Marty Rabjohns

Personal information
- Born: 9 April 1978 (age 48) Goulburn, New South Wales
- Years active: 1991-2008

Sport
- Country: Australia
- Sport: Rowing
- Club: Sydney University Boat Club

Achievements and titles
- Olympic finals: 2008 Beijing
- World finals: 2006 and 2007
- National finals: King's Cup 2003-2008

= Marty Rabjohns =

Australian rowing cox

Marty Rabjohns (born 9 April 1978 in Goulburn) is an Australian former rowing coxswain. He was a four-time Australian national champion and a 2008 Olympian.

==Club and state rowing==
Rabjohns was educated at The King's School in Sydney where he took up rowing. He matriculated in 1996. His senior club rowing was from the Sydney University Boat Club.

He first made state selection for New South Wales in the 2003 senior men's eight which contested the King's Cup at the Interstate Regatta within the Australian Rowing Championships He again coxed New South Wales King's Cup eights in 2004, 2005, 2006, 2007 and 2008, steering those crews to King's Cup victory in 2005 and 2008.

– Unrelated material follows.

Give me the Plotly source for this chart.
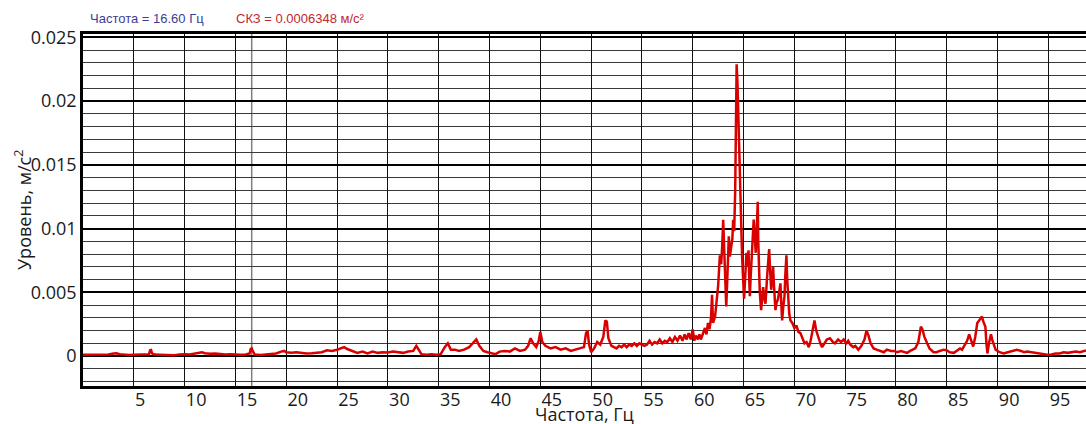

In Sydney University Boat Club colours, Rabjohns coxed crews contesting national titles at the Australian Rowing Championships on a number of occasions. In 2005 and 2007 he steered a composite New South Wales fours competing for the coxed four title. In 2006 he coxed a composite Sydney University Boat Club/University of Queensland/University of Technology Sydney crew to victory as the champion Australian coxed four. That crew contained the American Winklevoss twins who at the time were rowing with the UTS Haberfield Rowing Club. In 2008 he again won an Australian championship coxed four title, this time in an all Sydney University crew.

==International representative rowing==
Rabjohns made his Australian representative debut in 2006 amongst a boatload of new faces in the Australian men's eight. Stefan Szczurowski was the only continuing crew member from the 2004 Olympic eight and Rowing Australia had not boated a representative eight in 2005. Rabjohns was in the coxswain's seat at two 2006 World Rowing Cups in Europe and then at the 2006 World Rowing Championships at Eton Dorney where he steered the crew to fourth place.

He secured his seat as Australia's senior representative coxswain into 2007 and steered the eight at World Rowing Cups in Amsterdam and Lucerne and then at the 2007 World Rowing Championships in Munich. At those championships he coxed an Australian pair of Fergus Pragnell and Jason Heard to fourth place and also the eight which missed the A final and finished in overall eighth place.

Coming into the 2008 Olympic campaign, Rabjohns beat out his Victorian opponent Marc Douez and held his place in the stern of the eight. At the 2008 Beijing Olympics that crew finished last in their heat, fought through a repechage to make the Olympic final and finished in sixth place. It was Rabjohn's final representative appearance.

==Professional career==
Rabjohns undertook broad tertiary studies - a B.Applied Science from Canberra University, a Grad Diploma in Education from University of Technology Sydney, an MBA from University of Sydney and a Masters of Philosophy from the University of Queensland.

He has worked in performance related roles for the Australian Sports Commission, the New South Wales Institute of Sport, Rowing Australia and the Canberra office of PricewaterhouseCoopers.